China’s Engagement in the Global South: Three Lessons From Fiji’s China Policing Deal Volte-Face

Fiji's Prime Minister Sitiveni Rabuka speaks during the High-Level Segment for Heads of State and Government session at the United Nations climate summit in Dubai on December 2, 2023. The COP28 conference opened on December 1 with an early victory as nations agreed to launch a "loss and damage" fund for vulnerable countries devastated by natural disasters. Giuseppe CACACE / AFP

By Innocent Batsani-Ncube

When Sitiveni Rabuka was elected Fiji’s Prime Minister after a very close parliamentary vote in December 2022,  expectations were high — especially in Australia and other Western capitals — that his government would make good on his election campaign commitment to pivot away from China’s influence because according to him, Fiji resonated more with the West than with China.   

Most importantly, Rabuka targeted Fiji’s policing deal with China as an example of this pivot and promised to scrap it once he got into power.  True to his word, soon after he got into government, one of his first acts was to signal that Fiji would cancel its policing agreement with China. However, in March 2024, less than two years into its tenure, the Rabuka government recanted this decision. Why did this happen, and what lessons can we draw from it?

The first lesson is that contrary to conventional perceptions, China’s engagement mechanisms with countries in the Global South seem more entrenched and useful for recipient governments. Ostensibly, when Sitiveni Rabuka was challenging the policing deal, he thought of it as an arrangement that aided former Prime Minister Frank Bainimarama and the Fiji First party’s hold on power, as well as China’s “disproportionate influence” in Fiji public affairs. 

However, his government’s turnaround illustrates that it has found that the policing deal — which guarantees continued training of Fijian police officers in China and the provision of state-of-the-art policing and surveillance equipment — at least serves the national interest, if not its own survival.

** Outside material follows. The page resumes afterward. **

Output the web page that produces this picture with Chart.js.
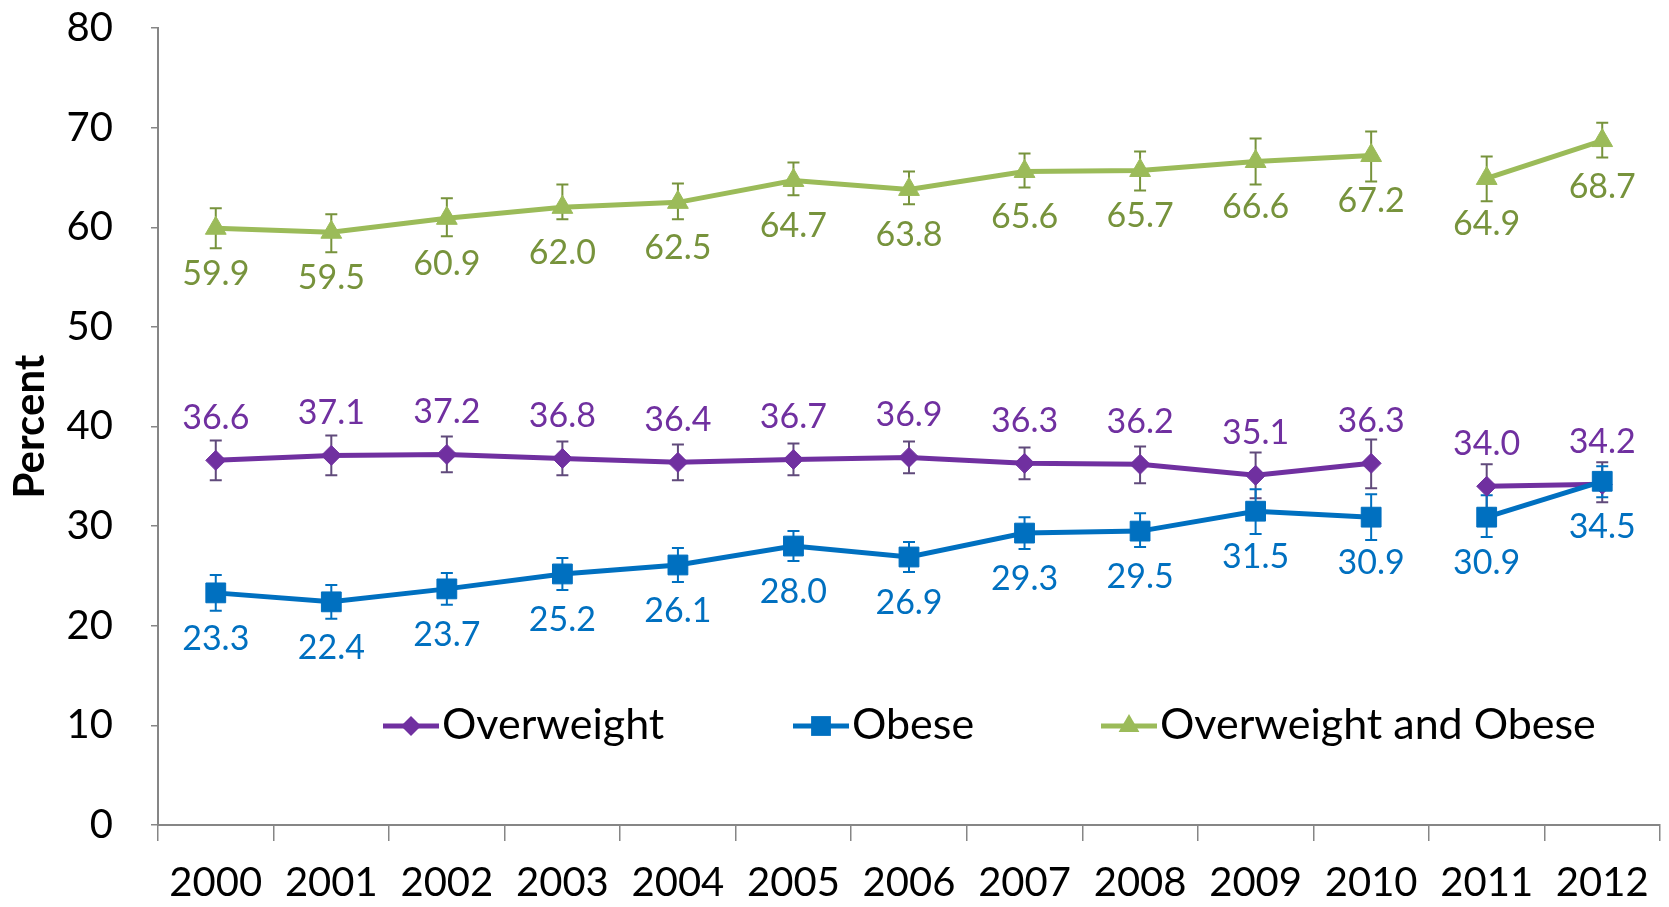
<!DOCTYPE html>
<html>
  <head>
    <meta charset="UTF-8" />
    <title>Overweight and Obesity, 2000-2012</title>
    <style>
      html, body { margin: 0; padding: 0; background: #fff; }
      #chart { display: block; }
    </style>
  </head>
  <body>
    <canvas id="chart" width="1669" height="907"></canvas>
    <script src="https://cdn.jsdelivr.net/npm/chart.js"></script>
    <script>
      // Values
      const years = ['2000', '2001', '2002', '2003', '2004', '2005', '2006',
                     '2007', '2008', '2009', '2010', '2011', '2012'];
      const overweight = [36.6, 37.1, 37.2, 36.8, 36.4, 36.7, 36.9, 36.3, 36.2, 35.1, 36.3, 34.0, 34.2];
      const obese = [23.3, 22.4, 23.7, 25.2, 26.1, 28.0, 26.9, 29.3, 29.5, 31.5, 30.9, 30.9, 34.5];
      const overOrObese = [59.9, 59.5, 60.9, 62.0, 62.5, 64.7, 63.8, 65.6, 65.7, 66.6, 67.2, 64.9, 68.7];

      // error bar lengths above / below each point (estimated)
      const overweightErrUp = [2.0, 2.0, 1.8, 1.7, 1.8, 1.6, 1.6, 1.6, 1.8, 2.3, 2.4, 2.2, 2.2];
      const overweightErrDown = [2.0, 2.0, 1.8, 1.7, 1.8, 1.6, 1.6, 1.6, 1.9, 2.3, 2.5, 2.2, 1.8];
      const obeseErrUp = [1.8, 1.7, 1.6, 1.6, 1.7, 1.5, 1.5, 1.6, 1.8, 2.2, 2.3, 2.2, 1.5];
      const obeseErrDown = [1.8, 1.7, 1.6, 1.6, 1.7, 1.5, 1.5, 1.6, 1.6, 2.3, 2.3, 2.0, 1.6];
      const overOrObeseErrUp = [2.0, 1.8, 2.0, 2.3, 1.9, 1.8, 1.8, 1.8, 1.9, 2.3, 2.4, 2.2, 1.8];
      const overOrObeseErrDown = [2.0, 2.0, 1.8, 1.2, 1.7, 1.5, 1.5, 1.6, 2.0, 2.3, 2.6, 2.3, 1.7];

      // the survey changed after 2010, so the line is broken there
      const breakAfter = 10;

      const FONT = 'Lato';

      // vertical error bars with caps, drawn under the markers
      const errorBars = {
        id: 'errorBars',
        beforeDatasetsDraw(chart) {
          const ctx = chart.ctx;
          const y = chart.scales.y;
          chart.data.datasets.forEach((ds, i) => {
            const meta = chart.getDatasetMeta(i);
            ctx.save();
            ctx.strokeStyle = ds.errColor;
            ctx.lineWidth = 2;
            meta.data.forEach((pt, j) => {
              const top = y.getPixelForValue(ds.data[j] + ds.errUp[j]);
              const bot = y.getPixelForValue(ds.data[j] - ds.errDown[j]);
              ctx.beginPath();
              ctx.moveTo(pt.x, top);
              ctx.lineTo(pt.x, bot);
              ctx.moveTo(pt.x - 6, top);
              ctx.lineTo(pt.x + 6, top);
              ctx.moveTo(pt.x - 6, bot);
              ctx.lineTo(pt.x + 6, bot);
              ctx.stroke();
            });
            ctx.restore();
          });
        },
      };

      // value labels above or below each point
      const valueLabels = {
        id: 'valueLabels',
        afterDatasetsDraw(chart) {
          const ctx = chart.ctx;
          chart.data.datasets.forEach((ds, i) => {
            const meta = chart.getDatasetMeta(i);
            ctx.save();
            ctx.font = `34px ${FONT}`;
            ctx.fillStyle = ds.labelColor;
            ctx.textAlign = 'center';
            ctx.textBaseline = 'middle';
            meta.data.forEach((pt, j) => {
              ctx.fillText(ds.data[j].toFixed(1), pt.x, pt.y + ds.labelOffset);
            });
            ctx.restore();
          });
        },
      };

      function marker(ctx, style, x, y, r) {
        ctx.beginPath();
        if (style === 'rectRot') {
          ctx.moveTo(x - r, y); ctx.lineTo(x, y - r); ctx.lineTo(x + r, y); ctx.lineTo(x, y + r);
        } else if (style === 'rect') {
          const s = r * Math.SQRT1_2;
          ctx.rect(x - s, y - s, 2 * s, 2 * s);
        } else {
          ctx.moveTo(x, y - r);
          ctx.lineTo(x + r * Math.sin(Math.PI / 3), y + r / 2);
          ctx.lineTo(x - r * Math.sin(Math.PI / 3), y + r / 2);
        }
        ctx.closePath();
        ctx.fill();
      }

      // legend sits inside the plot, near the bottom
      const insideLegend = {
        id: 'insideLegend',
        afterDraw(chart) {
          const ctx = chart.ctx;
          const starts = [383, 793, 1101];
          const ly = 726;
          ctx.save();
          chart.data.datasets.forEach((ds, i) => {
            const x0 = starts[i];
            ctx.strokeStyle = ds.borderColor;
            ctx.fillStyle = ds.borderColor;
            ctx.lineWidth = 5;
            ctx.beginPath();
            ctx.moveTo(x0, ly);
            ctx.lineTo(x0 + 56, ly);
            ctx.stroke();
            marker(ctx, ds.pointStyle, x0 + 28, ly, ds.pointRadius);
            ctx.fillStyle = '#000';
            ctx.font = `43px ${FONT}`;
            ctx.textAlign = 'left';
            ctx.textBaseline = 'middle';
            ctx.fillText(ds.label, x0 + 59, ly - 1);
          });
          ctx.restore();
        },
      };

      const gapSegment = {
        borderColor: (c) => (c.p0DataIndex === breakAfter ? 'rgba(0,0,0,0)' : undefined),
      };

      const ctx = document.getElementById('chart').getContext('2d');
      new Chart(ctx, {
        type: 'line',
        data: {
          labels: years,
          datasets: [
            {
              label: 'Overweight',
              data: overweight,
              borderColor: '#7030a0',
              backgroundColor: '#7030a0',
              borderWidth: 5,
              pointStyle: 'rectRot',
              pointRadius: 10,
              pointBorderWidth: 1,
              segment: gapSegment,
              order: 1,
              errUp: overweightErrUp,
              errDown: overweightErrDown,
              errColor: '#604a7b',
              labelColor: '#7030a0',
              labelOffset: -42,
            },
            {
              label: 'Obese',
              data: obese,
              borderColor: '#0070c0',
              backgroundColor: '#0070c0',
              borderWidth: 5,
              pointStyle: 'rect',
              pointRadius: 14,
              pointBorderWidth: 1,
              segment: gapSegment,
              order: 0,
              errUp: obeseErrUp,
              errDown: obeseErrDown,
              errColor: '#0070c0',
              labelColor: '#0070c0',
              labelOffset: 46,
            },
            {
              label: 'Overweight and Obese',
              data: overOrObese,
              borderColor: '#9bbb59',
              backgroundColor: '#9bbb59',
              borderWidth: 5,
              pointStyle: 'triangle',
              pointRadius: 12,
              pointBorderWidth: 1,
              segment: gapSegment,
              order: 2,
              errUp: overOrObeseErrUp,
              errDown: overOrObeseErrDown,
              errColor: '#77933c',
              labelColor: '#77933c',
              labelOffset: 46,
            },
          ],
        },
        options: {
          responsive: false,
          animation: false,
          layout: { autoPadding: false, padding: { top: 28, right: 9, left: 0, bottom: 0 } },
          plugins: {
            legend: { display: false },
            tooltip: { enabled: false },
          },
          scales: {
            x: {
              offset: true,
              grid: {
                offset: true,
                drawOnChartArea: false,
                drawTicks: true,
                tickLength: 16,
                color: '#868686',
                lineWidth: 1.5,
              },
              border: { color: '#868686', width: 2 },
              ticks: {
                color: '#000',
                font: { family: FONT, size: 40 },
                padding: 18,
                maxRotation: 0,
                autoSkip: false,
              },
              afterFit: (s) => {
                s.height = 82;
                s.paddingLeft = 0;
                s.paddingRight = 0;
              },
            },
            y: {
              min: 0,
              max: 80,
              grid: {
                drawOnChartArea: false,
                drawTicks: true,
                tickLength: 7,
                color: '#868686',
                lineWidth: 1.5,
              },
              border: { color: '#868686', width: 2 },
              ticks: {
                stepSize: 10,
                color: '#000',
                font: { family: FONT, size: 40 },
                padding: 38,
              },
              title: {
                display: true,
                text: 'Percent',
                color: '#000',
                font: { family: FONT, size: 42, weight: 'bold' },
                padding: { top: 5, bottom: 0 },
              },
              afterFit: (s) => {
                s.width = 158;
                s.paddingTop = 0;
                s.paddingBottom = 0;
              },
            },
          },
        },
        plugins: [errorBars, valueLabels, insideLegend],
      });
    </script>
  </body>
</html>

Therefore, political turnover does not necessarily translate to the abrogation of Chinese government interventions and the reduction of its influence.

Secondly, our interpretation of political elites’ attitudes towards China should account for their positionality. Their perspectives on China could be influenced by whether they are in government or the opposition.  While he was campaigning for public office — and during the political honeymoon period soon after the election — Sitiveni Rabuka was highly critical of China and seemed to make unambiguous promises to walk back Bainimarama’s pro-China policies and programs. However, as the reality of governing sunk in, he seems to have realized the utility of China’s interventions.

Regarding the policing deal, Rabuka recanted his commitment to cancel the agreement even when his government had reportedly signed a comparable security agreement with Australia. This is significant. This meant that the Fiji government had weighed its options and realized it would still be better off keeping its policing arrangement with China.

The takeaway from this is that while anti-China sentiment is more prevalent in opposition circles, when the same people get into government, the realities of government force them to temper their rhetoric, leading to the pursuit of continuity rather than abrogation of existing China-supported interventions.

Thirdly, the lackluster attitude of Western actors provides shoo-in opportunities for China to consolidate its hold. When Rabuka was elected, Australia — as the regional hegemon — could undercut China’s influence by providing direct alternatives to what the Chinese government offered to Fiji. The continuation of the China policing deal clearly demonstrates a lack of competitive options to which the Rabuka government would default.

It is apparent from how China’s Fiji policing model is sought after by other countries in the Pacific — such as Papua New Guinea and the Solomon Islands, among others — that China may be the option of choice for countries in the Pacific yearning for enhanced domestic security.

In sum, we learn that China’s engagement mechanisms with countries in the Global South seem more entrenched than widely thought and that political elites’ attitudes towards China and Chinese government programs are primarily influenced by their positionality. They are bound to be more critical in opposition, but they tend to be circumspect when they get into government. The reality is that notwithstanding governmental turnover, the utility of Chinese government programs — and thus influence — subsists.

Dr. Innocent Batsani-Ncube is an Associate at China ForesightLSE IDEAS, and Lecturer and Convenor of the China in the Global South module at the School of Politics and International Relations, Queen Mary University of London.